Yes, he said; the lawlessness of which you speak too easily steals in.

Yes, I replied, in the form of amusements; and at first it appears harmless.

Why yes, he said, and there is no harm; were it not that little by little this spirit of license, finding a home, imperceptibly penetrates into manners and customs; whence, issuing with greater force, it invades contracts between man, and from contracts goes on to laws and constitutions, in utter recklessness, ending at last, Socrates, by an overthrow of all rights, private as well as public.

Is that true? I said.

That is my belief, he replied.

Then, as I was saying, our youth should be trained from the first in a stricter system, for if amusements become lawless, and the youths themselves become lawless, they can never grow up into well-conducted and virtuous citizens.2

After describing the general conditions that will exist in the latter days, Nephi, in chapter twenty-nine, points out particularly the unwillingness of many of the gentiles in the latter days to accept the fact of additional scripture.

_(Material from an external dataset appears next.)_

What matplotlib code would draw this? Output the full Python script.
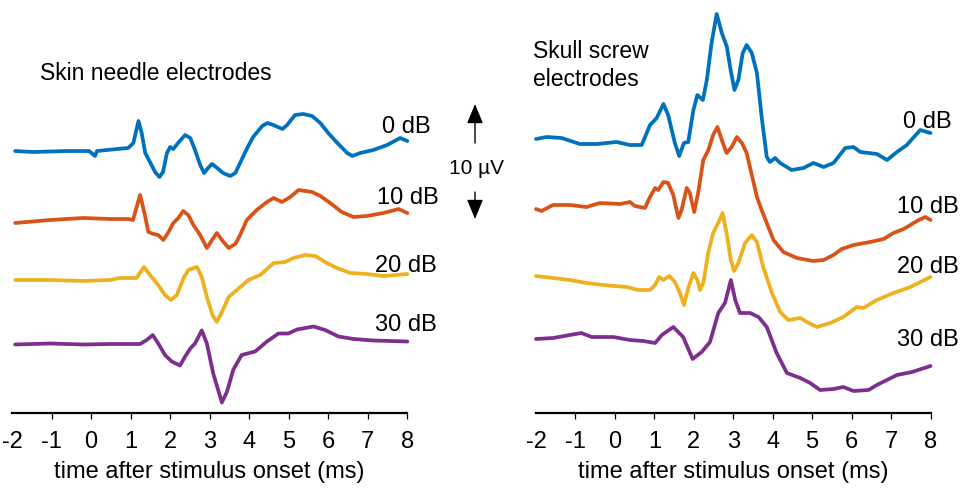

Nephi’s Vision of the Righteous. The next subject considered in the chiasmus of Nephi in this last exposition is the righteous both at the time of the coming of Christ among the Nephites and during the last days, those to whom the Book of Mormon would come. The reference to the peace following the Savior’s visit among the Nephites is short, v. 26:9, but the reference to the conversion of the gentiles and the missionary effort they will take to the remnant of Nephi’s people is more lengthy, v. 29:2 – 9.

The Covenant People. The next point of the chiasmus is the covenant people. Before the discussion of the Book of Mormon Nephi discusses the reasons for keeping the law of Moses, vv. 25:24 – 27, but afterward he notes that the covenant people are those hat covenant with the Lord, meaning those that believe in the Lord, repenting of their sins, vv. 30:2.

Destruction of the Wicked. Either side of the chiasmus also discusses the destruction of the wicked. Nephi describes the scattering of the Jews, v. 25:15, as a result of their wickedness and a means of purging the wicked elements unlike the destruction of the righteous during the meridian of time, the prophecy is that the righteous will prevail and the wicked will be destroyed in the last days, v. 30:11 – 15. In fact, Nephi refers to the millennial reign as the result of the peace following the conversion of the gentiles in the last days, id., leaving the clear inference based on other scriptures that this will be a result, in part, of the second coming of the Lord.

Revelation of All Things. At the beginning of this chiasmus Nephi talks about the inability of his people to understand many of the doings of the Jews on account of the fact that they did not understand the ways of the Jews, v. 25:1-3. At the end of the discourse, he observes that all things will be revealed at the end of the world, a revelation that will have the effect of binding Satan so he will have no power, vv. 30:16 – 18.

Conclusion. There is no conclusion drawn in this essay because, of course, a conclusion was not a part of he rhetorical forms used at the time. As a result, the reader of this scripture is left to form their own conclusion. At a minimum, the reader should conclude that the Book of Mormon is an important aid in the education of the righteous at the last day; indeed, the book should be of paramount concern to all those seeking to do the will of the Lord.


  1. A discussion about the chapter divisions is beyond the scope of this posting. Did the original text on the gold plates have chapter divisions? The Hebrew Bible, of course, did not. The chapter divisions in the Bible were added by Stephen Langton around AD 1200.
  2. Plato, The Republic, book IV, 424-425.